In Norway the corresponding percentage is about 7%. Norwegians are very
egalitarian in their political ideology, and this also is reflected in
the actual income distribution. (Norway never developed a feudal system
in the Middle Ages, never had a real nobility, and has been strongly influenced
by the values of a rural society with almost no serfs.)
We have created
a democracy in which we do not only elect representatives to send to far
away power centres to decide for us. We have, by laws of local democracy
dating back to 1837, left much of the power behind in the local societies
(municipal units named "kommune") where people live. In our country we
know what it means to be governed from outside. We have had four hundred
years of union with Denmark and ninety with Sweden. In addition we were
occupied by the Nazis for five years. We know that we do best when we
govern ourselves, and when we voluntarily co-operate with others on an
equal basis.
All these aspects
of our society are in danger if we adopt the societal system and principles
embedded in the Maastricht and Rome treaties. The member states of the
EU are now all democracies, but the union they have created is not.
If we joined
the EU, all the EU laws, regulations and court rulings, the "acquis communautaire",
would have had preference before decisions in the Norwegian parliament,
all Norwegian laws and even our constitution. This is a massive loss of
sovereignty and independence. In addition the laws applying in the EU
are discussed and voted in the Union Council, the only law generating
institution in the Western world discussing and voting on laws in secrecy.

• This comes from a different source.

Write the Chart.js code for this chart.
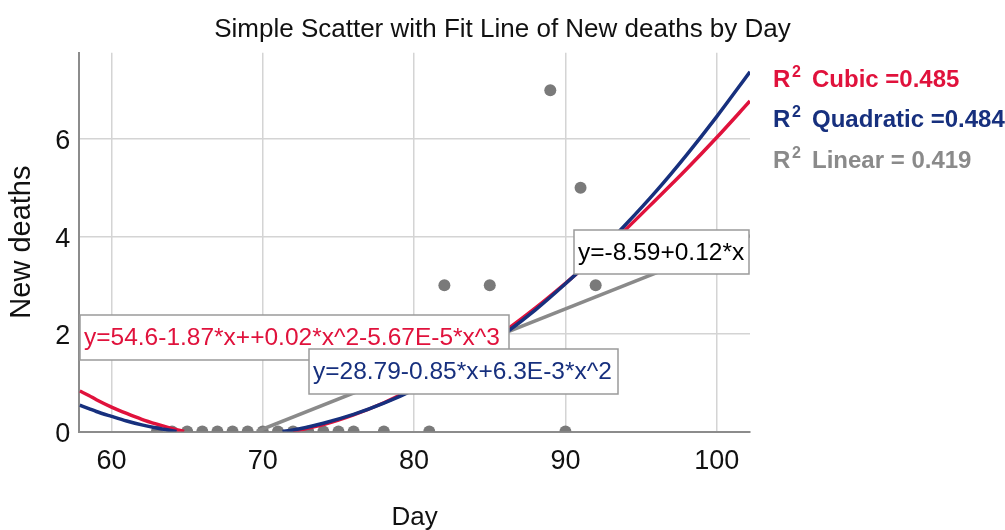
<!DOCTYPE html>
<html>
<head>
<meta charset="utf-8">
<script src="https://cdn.jsdelivr.net/npm/chart.js@4.4.1/dist/chart.umd.min.js"></script>
<style>
  html, body { margin: 0; padding: 0; background: #fff; }
  #wrap { width: 1005px; height: 530px; }
</style>
</head>
<body>
<div id="wrap"><canvas id="scatterChart" width="1005" height="530"></canvas></div>
<script>
// Simple scatter with fit lines (New deaths by Day)
Chart.defaults.font.family = "'Liberation Sans', Arial, Helvetica, sans-serif";
Chart.defaults.color = '#111';

const days = [63, 64, 65, 66, 67, 68, 69, 70, 71, 72, 73, 74, 75, 76, 78, 81, 82, 85, 89, 90, 91, 92];
const newDeaths = [0, 0, 0, 0, 0, 0, 0, 0, 0, 0, 0, 0, 0, 0, 0, 0, 3, 3, 7, 0, 5, 3];

// fit lines; they are cut off below 0, so left and right pieces
const quadLeftX = [57.9, 58.5, 59, 60, 61, 62, 63, 64, 64.3];
const quadLeftY = [0.54, 0.47, 0.41, 0.31, 0.215, 0.135, 0.07, 0.015, 0];
const quadRightX = [71.3, 72, 74, 76, 78, 80, 82, 84, 86, 88, 90, 92, 94, 96, 98, 100, 102.2];
const quadRightY = [0, 0.03, 0.17, 0.35, 0.58, 0.86, 1.19, 1.58, 2.01, 2.49, 3.03, 3.61, 4.25, 4.93, 5.67, 6.46, 7.38];

const cubicLeftX = [57.9, 58.5, 59, 60, 61, 62, 63, 64, 64.8];
const cubicLeftY = [0.83, 0.74, 0.65, 0.5, 0.37, 0.25, 0.15, 0.06, 0];
const cubicRightX = [72, 74, 76, 78, 80, 82, 84, 86, 88, 90, 92, 94, 96, 98, 100, 102.2];
const cubicRightY = [0, 0.14, 0.34, 0.59, 0.89, 1.23, 1.62, 2.06, 2.53, 3.04, 3.58, 4.15, 4.76, 5.38, 6.03, 6.78];

const linearX = [69.6, 102.2];
const linearY = [0, 4.02];

const xTicks = [60, 70, 80, 90, 100];
const yTicks = [0, 2, 4, 6];

const fitNames = ['Cubic =0.485', 'Quadratic =0.484', 'Linear = 0.419'];
const equations = [
    'y=54.6-1.87*x++0.02*x^2-5.67E-5*x^3',
    'y=28.79-0.85*x+6.3E-3*x^2',
    'y=-8.59+0.12*x'
];

const RED = '#e0123c';
const BLUE = '#17307e';
const GREY = '#8a8a8a';

function pts(xs, ys) {
    return xs.map((x, i) => ({ x: x, y: ys[i] }));
}
function twoPieces(lx, ly, rx, ry) {
    const gap = { x: (lx[lx.length - 1] + rx[0]) / 2, y: null };
    return pts(lx, ly).concat([gap], pts(rx, ry));
}

// R^2 list on the right
const rsqLegend = {
    id: 'rsqLegend',
    afterDraw(chart) {
        const ctx = chart.ctx;
        const colors = [RED, BLUE, GREY];
        const base = [87, 127, 168];
        ctx.save();
        ctx.textBaseline = 'alphabetic';
        ctx.textAlign = 'left';
        fitNames.forEach((name, i) => {
            ctx.fillStyle = colors[i];
            ctx.font = "bold 24px 'Liberation Sans', Arial, sans-serif";
            ctx.fillText('R', 773, base[i]);
            ctx.font = "bold 16px 'Liberation Sans', Arial, sans-serif";
            ctx.fillText('2', 792, base[i] - 10);
            ctx.font = "bold 24px 'Liberation Sans', Arial, sans-serif";
            ctx.fillText(name, 812, base[i]);
        });
        ctx.restore();
    }
};

// equation boxes
const fitLabels = {
    id: 'fitLabels',
    afterDatasetsDraw(chart) {
        const ctx = chart.ctx;
        const boxes = [
            { x: 80, y: 315, w: 429, h: 45, color: RED },
            { x: 309, y: 349, w: 309, h: 45, color: BLUE },
            { x: 574, y: 230, w: 175, h: 44, color: '#000' }
        ];
        ctx.save();
        ctx.font = "24.5px 'Liberation Sans', Arial, sans-serif";
        ctx.textBaseline = 'middle';
        ctx.textAlign = 'left';
        boxes.forEach((b, i) => {
            ctx.fillStyle = '#fff';
            ctx.fillRect(b.x, b.y, b.w, b.h);
            ctx.strokeStyle = '#9a9a9a';
            ctx.lineWidth = 1.5;
            ctx.strokeRect(b.x, b.y, b.w, b.h);
            ctx.fillStyle = b.color;
            ctx.fillText(equations[i], b.x + 4, b.y + b.h / 2 + 1);
        });
        ctx.restore();
    }
};

const ctx = document.getElementById('scatterChart');
new Chart(ctx, {
    type: 'scatter',
    data: {
        datasets: [{
            label: 'Quadratic',
            data: twoPieces(quadLeftX, quadLeftY, quadRightX, quadRightY),
            showLine: true,
            borderColor: BLUE,
            borderWidth: 3.5,
            pointRadius: 0,
            cubicInterpolationMode: 'monotone',
            clip: 0,
        }, {
            label: 'Cubic',
            data: twoPieces(cubicLeftX, cubicLeftY, cubicRightX, cubicRightY),
            showLine: true,
            borderColor: RED,
            borderWidth: 3.5,
            pointRadius: 0,
            cubicInterpolationMode: 'monotone',
            clip: 0,
        }, {
            label: 'Linear',
            data: pts(linearX, linearY),
            showLine: true,
            borderColor: GREY,
            borderWidth: 3.5,
            pointRadius: 0,
            clip: 0,
        }, {
            label: 'New deaths',
            data: pts(days, newDeaths),
            pointRadius: 6,
            pointBackgroundColor: '#7a7a7a',
            pointBorderWidth: 0,
            clip: 0,
        }]
    },
    options: {
        responsive: false,
        animation: false,
        layout: { padding: 0 },
        plugins: {
            legend: { display: false },
            tooltip: { enabled: false },
            title: {
                display: true,
                text: 'Simple Scatter with Fit Line of New deaths by Day',
                color: '#111',
                font: { size: 26, weight: 'normal' },
                padding: { top: 14, bottom: 7.5 }
            }
        },
        scales: {
            x: {
                type: 'linear',
                min: 57.87,
                max: 102.2,
                afterBuildTicks: s => { s.ticks = xTicks.map(v => ({ value: v })); },
                afterFit: s => { s.height = 98.5; },
                grid: { color: '#d4d4d4', lineWidth: 1.5, drawTicks: false },
                border: { color: '#8c8c8c', width: 2 },
                ticks: { font: { size: 27 }, color: '#111', padding: 14 },
                title: {
                    display: true, text: 'Day', color: '#111',
                    font: { size: 26, lineHeight: 0.92 }, padding: 0
                }
            },
            y: {
                type: 'linear',
                min: 0,
                max: 7.77,
                afterBuildTicks: s => { s.ticks = yTicks.map(v => ({ value: v })); },
                afterFit: s => { s.width = 79.3; },
                grid: { color: '#d4d4d4', lineWidth: 1.5, drawTicks: false },
                border: { color: '#8c8c8c', width: 2 },
                ticks: { font: { size: 27 }, color: '#111', padding: 9, labelOffset: 3 },
                title: {
                    display: true, text: 'New deaths', color: '#111',
                    font: { size: 29, lineHeight: 1.2 }, padding: { top: 5 }
                }
            },
            rightSpace: {
                type: 'linear',
                position: 'right',
                display: true,
                afterFit: s => { s.width = 255; },
                grid: { display: false },
                border: { display: false },
                ticks: { display: false }
            }
        }
    },
    plugins: [fitLabels, rsqLegend]
});
</script>
</body>
</html>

We are not allowed to know how our representatives argued and how they
voted. The Council has stated, in a letter to the EU Court, that this
is necessary in order to arrive at compromises, making it possible for
representatives in the Council to avoid being made responsible at home.
I have listed
the most important EU-relevant aspects of the Norwegian society. They
relate to very fundamental characteristics of our society, characteristics
of which we pride ourselves, and which we want to be strongly present
in Norway also in the years to come. The majority of the Norwegian voters
felt, on November 28, that we were better off in our efforts to preserve
these aspects of Norway by co-operating with the EU rather than becoming
a member state in the union.
We do have
much to defend, but even more important: we have to face an uncertain
and challenging future in the coming decades. Our response to these challenges
will determine the fate of our children. Will we leave to them a human,
a civilised society?
We all know
that we are facing a future which will necessitate drastic changes in
the societal production and consumption structures. We cannot continue
at this or higher levels of pollution. We cannot deplete or resources
at the present rates. And we cannot allow the gap between rich and poor
locally, and particularly between the rich and poor nations, to increase
further On the contrary, it must be bridged.
We all know
this, even if we at present do little to remedy the situation. This challenge
confronts every nation. It necessitates a radically increased willingness
to act in solidarity with the poor, and in order to create a sustainable
development internationally. But it also will demand that each country
must try to create a more sustainable development within its own borders,
based upon the local situation, using the resources there in a sustainable
way.
We feel that
Norway will be in a better position to develop a better and more sustainable
development in the long run if we stay outside the union.
For these reasons
we must keep our scattered settlement pattern, with an infrastructure
covering and linking together all populated areas in the country. We cannot
"turn on and off" the local societies at will. A population returning
to depopulated districts after a couple of decades will meet a deteriorated
infrastructure, and will suffer from the loss of very important "tacit
knowledge" accumulated about the use of the land and resources during
centuries of uninterrupted use and transfer of knowledge.
We will keep
better control of our own natural resources outside the union. Inside
we have few means in securing national ownership. Transfer to sustainable
economy will require important structural changes in the use of resources,
difficult to achieve if large corporations outside Norway are the owners.
We feel we
outside the union will have a better chance of protecting the social solidarity
that is the basis of our welfare state. Within the union there is, as
a part of the general economic policy embedded in the Maastricht treaty,
a definite preference for decreased public expenditures and increased
privatisation - also in the welfare sector. We also fear that that policy
will produce unemployment in Norway at levels approaching EU-levels. Wide-spread
and long term unemployment will in its turn weaken the solidarity and
create increased social inequality and injustice.
And we will
have a stronger independent voice in international fora. Today Norway
is playing a role by its very smallness, independence and good earlier
record in its relation with under-developed countries. As a member of
the union we have to talk with one voice, the same as the other EU-states.
***
The Norwegian
No-vote came from a very broad coalition, in which farmers, workers, fishermen,
environmentalists, very many women, very many young people were active.
The ideological and practical basis is outlined in this lecture. The current
parliament has a majority of EU-supporters, but not large enough to vote
us into the Union. The current government tries to rule and restructure
Norway more or less as if the people had voted "Yes". In fact, it is the
EU bureaucrats and politicians that have to remind the Norwegian government
of the outcome of the referendum and that Norway is not in the union.
This state
of affair is expected to continue as long as the present Prime Minister
is in political control. She, and other EU-supporters, now repeatedly
have signalled that a new referendum may come before the turn of this
century. Your chancellor Helmut Kohl has expressed the hope for a Yes-vote
in a new referendum soon. This may be is a pleasant and welcome statement
for our Prime Minister. It does show more respect for her than for Norway
(if Norway politically is regarded as the set of opinions expressed by
its voters' democratic decisions).
In the long
run I believe that the No-voters through their political activity are
going to have a strong impact and change the future of Norway.